When many people think about boosting yield through biotechnology, insect and disease resistance readily come to mind. But Tuesday’s 4 pm BIO panel on agriculture discussed a more significant factor in crop losses. In Saving Harvests, Lives & Livelihoods: Breakthroughs in Plant Stress Tolerance Technologies, the focus was on the problems of abiotic stress, and some potential solutions.

Plants, like all living organisms, exist in a narrow range of environmental conditions. Drastic changes in temperature, water availability, and excess salt in soils are examples of abiotic stress, or stress from non-living environmental factors. Panelist Julian Schroeder, a professor at UC San Diego, explained that crops currently only yield an average of 21% of their innate potential and 70% of the losses are due to abiotic stress

“Any conditions that move outside that narrow window of physiological conditions is stressful to the plants,” said Christine Foyer, Professor of Molecular Agriculture at the University of Newcastle, UK.

Foyer described her research into oxidative stress – or damage caused by highly reactive oxygen-containing molecules that are a byproduct of photosynthesis. She discovered a plant defective in a photosynthesis-related gene that not only suffered less oxidative stress, but surprisingly also resisted some viral infections.

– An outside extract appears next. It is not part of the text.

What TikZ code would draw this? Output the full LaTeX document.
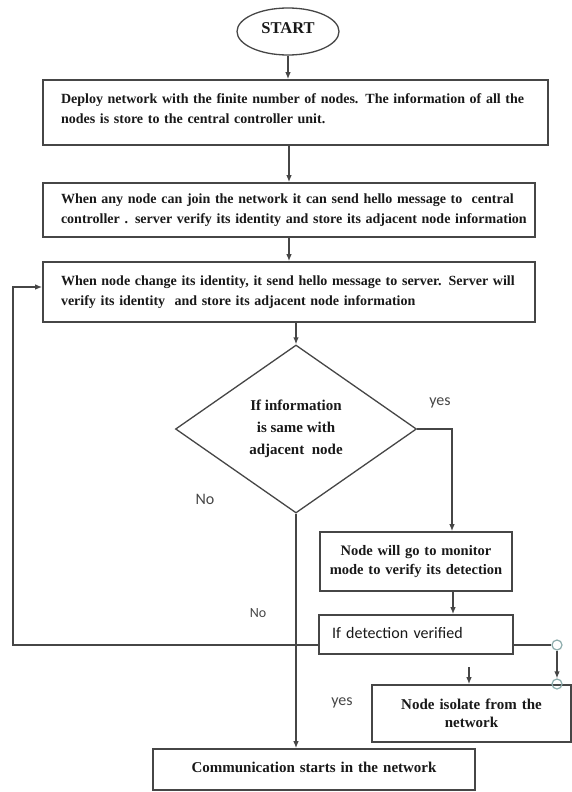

Schroeder described his research into some of the stresses related to salty soils and water loss. He discovered a gene called AtHKT1, a sodium transporter that could be used to help plants become more salt tolerant. He also described how excessive water loss can occur through the stomata, which are small pores on the undersides of plant leaves.

“When they take in [carbon dioxide] they lose 95% of their water through these pores,” said Schroeder. He explained that the poor performance of some plants in drought conditions is due to insensitivity to Abscisic Acid, a plant hormone that signals the stomata to close. He discovered a gene in Arabidopsis that affects this process and can mean the difference between a living plant and a wilted one when conditions are dry.

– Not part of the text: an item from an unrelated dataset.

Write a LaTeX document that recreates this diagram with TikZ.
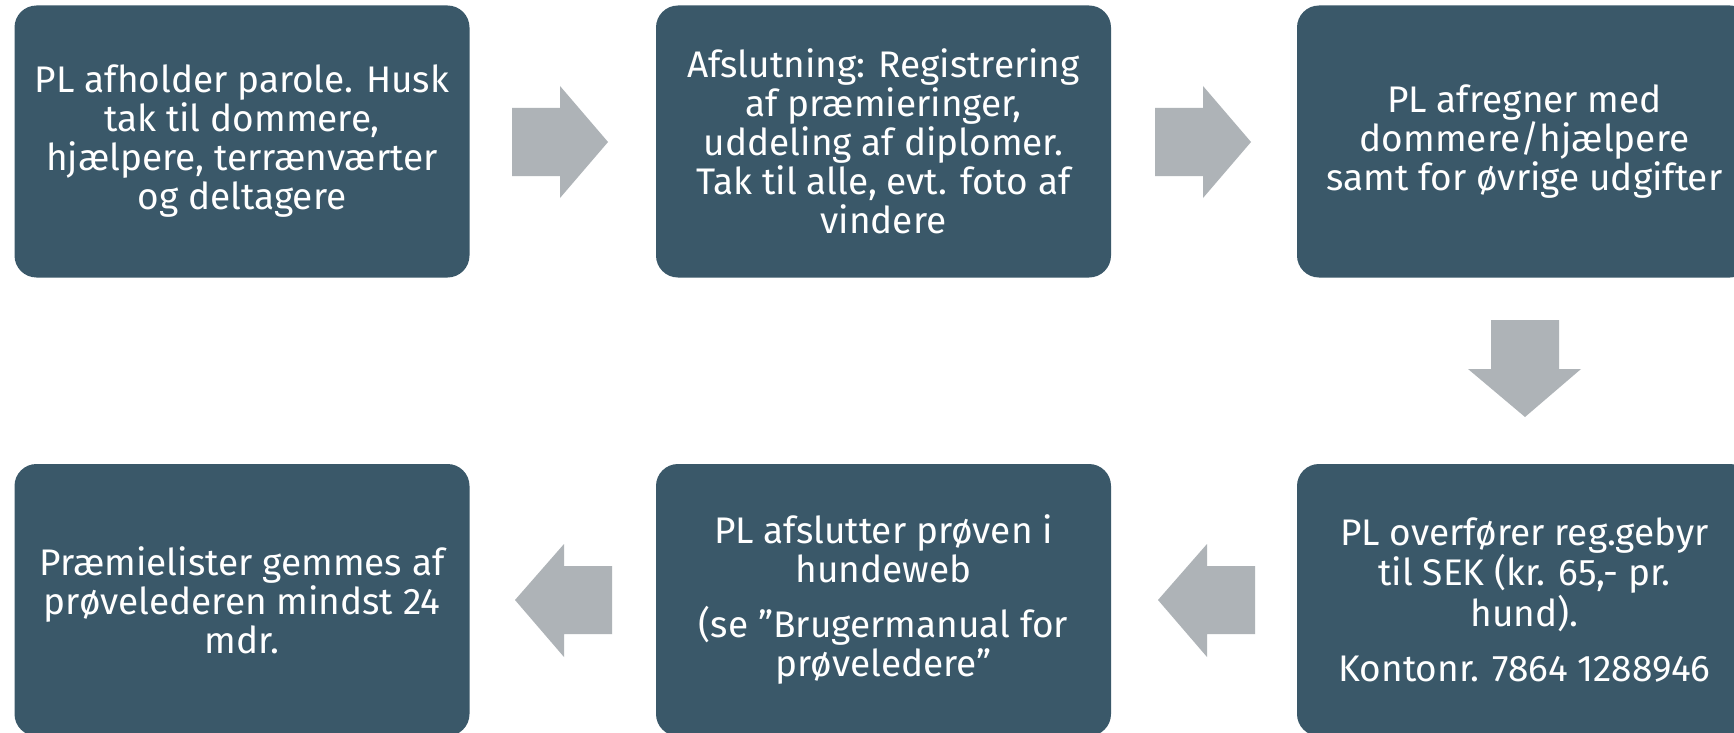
\documentclass[tikz,border=0pt]{standalone}
\usepackage{fontspec}
\setmainfont{Fira Sans}
\definecolor{boxfill}{HTML}{3A5869}
\definecolor{arrowfill}{HTML}{AEB3B7}
\tikzset{
  box/.style={fill=boxfill, rounded corners=22pt, minimum width=455pt, minimum height=272pt,
    text=white, align=center, inner sep=0pt, font=\fontsize{37}{39}\selectfont},
  blockarrow/.style={fill=arrowfill}
}
\begin{document}
\begin{tikzpicture}[x=1pt,y=-1pt]
\useasboundingbox (0,0) rectangle (1734,733);
\fill[white] (0,0) rectangle (1734,733);
% top row
\node[box] (b1) at (242,141.5) {PL afholder parole. Husk\\tak til dommere,\\hjælpere, terrænværter\\og deltagere};
\node[box] (b2) at (883.5,141.5) {Afslutning: Registrering\\af præmieringer,\\uddeling af diplomer.\\Tak til alle, evt. foto af\\vindere};
\node[box] (b3) at (1524.5,141.5) {PL afregner med\\dommere/hjælpere\\samt for øvrige udgifter};
% bottom row
\node[box] (b4) at (1524.5,600) {PL overfører reg.gebyr\\til SEK (kr. 65,- pr.\\hund).\\[16pt]Kontonr. 7864 1288946};
\node[box] (b5) at (883.5,600) {PL afslutter prøven i\\hundeweb\\[16pt](se ”Brugermanual for\\prøveledere”};
\node[box] (b6) at (242,600) {Præmielister gemmes af\\prøvelederen mindst 24\\mdr.};
% block arrows
\fill[blockarrow] (512,108) -- (560,108) -- (560,86) -- (608,142) -- (560,198) -- (560,176) -- (512,176) -- cycle;
\fill[blockarrow] (1155,108) -- (1203,108) -- (1203,86) -- (1251,142) -- (1203,198) -- (1203,176) -- (1155,176) -- cycle;
\fill[blockarrow] (1491,320) -- (1559,320) -- (1559,369) -- (1581,369) -- (1525,417) -- (1468,369) -- (1491,369) -- cycle;
\fill[blockarrow] (1255,566) -- (1207,566) -- (1207,544) -- (1158,600) -- (1207,657) -- (1207,634) -- (1255,634) -- cycle;
\fill[blockarrow] (612,566) -- (564,566) -- (564,544) -- (515,600) -- (564,657) -- (564,634) -- (612,634) -- cycle;
\end{tikzpicture}
\end{document}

The four panelists emphasized that with the advent of climate change, abiotic stresses will become more problematic – stressing the need for solutions to these problems. Rising levels of carbon dioxide in the atmosphere can also close the stomata of plant leaves, lessening their ability to take in needed CO2 for photosynthesis. Some progress has been made in identifying genes important in this process.

Identifying a potentially useful gene is only the first step in the process of developing a useful biotech crop improvement. Hagai Karchi, CTO of Evogen Ltd, described the stringent selection process that his company uses to weed through genes identified by a computer algorithm. Of every 100-150 genes discovered, on average just more than one makes it through all the steps of development. One such gene that made it is called evo133, which helped both tomatoes and maize resist the effects of drought.

Curt Brubaker, Genetics Group Leader at Bayer CropScience, explained that biotech approaches to addressing abiotic stresses are not the only way to address these problems. He highlighted the difficulties of tapping into the genetic diversity of old crop varieties, landraces, and wild relatives for improved traits. A recent technology called marker-assisted breeding, also known as “precision breeding,” is helping speed this process.

“How much improvement you can get in your breeding process per year?” Brubaker asked. By using statistics to associate desirable traits with specific locations in the genome, plants with the most desirable genes can be selected for the next generation. After an elite variety has been developed, these molecular markers can also be used to reduce the number of crosses necessary to breed biotech traits into the variety.

But without a robust breeding program, any traits developed through a biotech pipeline will be useless, he said. “Both of those parts of the equations have to be of equivalent quality.”

Michael Metzlaff, Crop Productivity Group Leader at Bayer CropScience, moderated the panel and took questions from the audience. He ended the discussion with a few remarks about the future contributions of genetic engineering toward protecting crops against abiotic stress.

“Green Biotechnology has reached a new level… Watch out. Molecular Genetics will definitely contribute to improvements in agriculture.”